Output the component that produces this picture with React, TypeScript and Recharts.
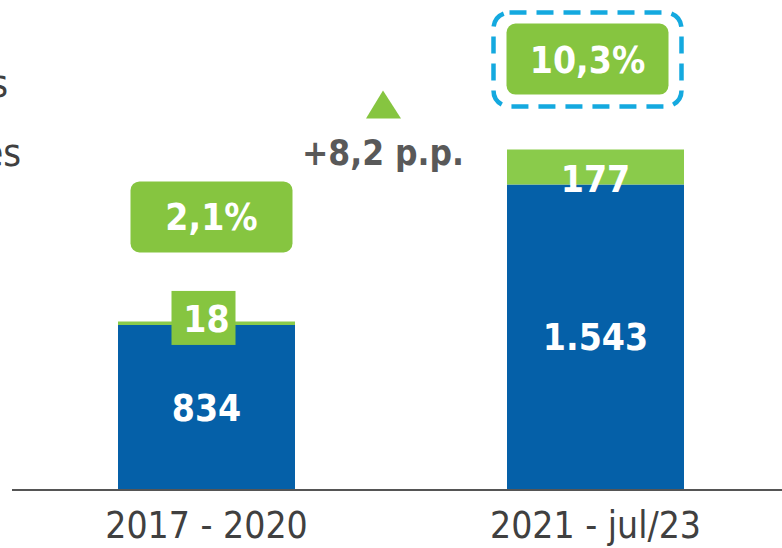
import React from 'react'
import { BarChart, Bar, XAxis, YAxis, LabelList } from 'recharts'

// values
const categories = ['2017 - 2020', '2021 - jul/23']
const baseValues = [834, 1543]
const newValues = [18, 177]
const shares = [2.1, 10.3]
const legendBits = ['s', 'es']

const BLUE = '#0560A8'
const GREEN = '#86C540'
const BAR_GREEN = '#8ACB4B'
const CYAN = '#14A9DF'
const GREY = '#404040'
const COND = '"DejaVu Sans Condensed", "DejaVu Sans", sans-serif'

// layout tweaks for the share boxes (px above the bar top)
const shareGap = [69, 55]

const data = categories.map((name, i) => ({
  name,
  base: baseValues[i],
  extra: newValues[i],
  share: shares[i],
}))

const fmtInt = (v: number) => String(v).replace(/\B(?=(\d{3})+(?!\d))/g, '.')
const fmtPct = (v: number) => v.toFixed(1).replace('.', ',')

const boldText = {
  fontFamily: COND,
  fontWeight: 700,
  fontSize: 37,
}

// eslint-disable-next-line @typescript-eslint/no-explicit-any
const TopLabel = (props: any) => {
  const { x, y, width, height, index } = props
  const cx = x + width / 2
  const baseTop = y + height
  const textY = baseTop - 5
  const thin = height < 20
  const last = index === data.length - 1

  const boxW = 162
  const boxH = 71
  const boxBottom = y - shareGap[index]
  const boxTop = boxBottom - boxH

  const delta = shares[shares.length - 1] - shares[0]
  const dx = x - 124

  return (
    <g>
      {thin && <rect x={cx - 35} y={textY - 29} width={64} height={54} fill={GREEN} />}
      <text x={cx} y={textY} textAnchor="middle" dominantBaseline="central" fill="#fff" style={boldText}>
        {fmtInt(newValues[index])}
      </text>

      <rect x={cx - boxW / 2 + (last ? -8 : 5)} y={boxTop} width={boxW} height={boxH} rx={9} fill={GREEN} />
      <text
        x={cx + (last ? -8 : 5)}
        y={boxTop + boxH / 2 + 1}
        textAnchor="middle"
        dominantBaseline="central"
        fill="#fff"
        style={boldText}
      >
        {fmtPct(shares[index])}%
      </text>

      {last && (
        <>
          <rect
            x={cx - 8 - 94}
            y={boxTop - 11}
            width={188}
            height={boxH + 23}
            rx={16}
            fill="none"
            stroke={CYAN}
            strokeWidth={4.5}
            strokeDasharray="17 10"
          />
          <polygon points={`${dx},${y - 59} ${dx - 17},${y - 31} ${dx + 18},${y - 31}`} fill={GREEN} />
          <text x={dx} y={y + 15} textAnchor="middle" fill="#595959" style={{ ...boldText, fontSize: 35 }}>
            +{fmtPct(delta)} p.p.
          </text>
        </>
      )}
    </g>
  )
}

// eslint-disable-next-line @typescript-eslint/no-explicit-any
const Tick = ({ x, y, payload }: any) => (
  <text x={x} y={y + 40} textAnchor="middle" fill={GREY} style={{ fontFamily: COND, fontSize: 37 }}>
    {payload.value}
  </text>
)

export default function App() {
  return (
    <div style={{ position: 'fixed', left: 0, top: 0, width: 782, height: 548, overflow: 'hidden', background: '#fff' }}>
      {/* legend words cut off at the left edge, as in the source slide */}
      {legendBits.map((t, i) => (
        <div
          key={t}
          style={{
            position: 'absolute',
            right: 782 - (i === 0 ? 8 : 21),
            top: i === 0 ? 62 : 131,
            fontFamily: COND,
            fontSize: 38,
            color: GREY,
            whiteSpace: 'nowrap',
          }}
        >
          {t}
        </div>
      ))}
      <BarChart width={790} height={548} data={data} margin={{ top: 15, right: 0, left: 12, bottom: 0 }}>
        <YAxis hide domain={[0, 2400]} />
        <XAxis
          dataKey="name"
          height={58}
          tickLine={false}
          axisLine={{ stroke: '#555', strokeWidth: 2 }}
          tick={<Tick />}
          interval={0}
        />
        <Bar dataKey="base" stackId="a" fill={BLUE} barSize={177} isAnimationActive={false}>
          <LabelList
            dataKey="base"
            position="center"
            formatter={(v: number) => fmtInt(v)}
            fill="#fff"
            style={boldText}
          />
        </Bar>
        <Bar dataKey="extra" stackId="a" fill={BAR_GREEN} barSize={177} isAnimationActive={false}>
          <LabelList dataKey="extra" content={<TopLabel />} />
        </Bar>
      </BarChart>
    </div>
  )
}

******

What the task requires -> In the material above, find each line that contains the word "React", and select it.

The output ->
Output the component that produces this picture with React, TypeScript and Recharts.
import React from 'react'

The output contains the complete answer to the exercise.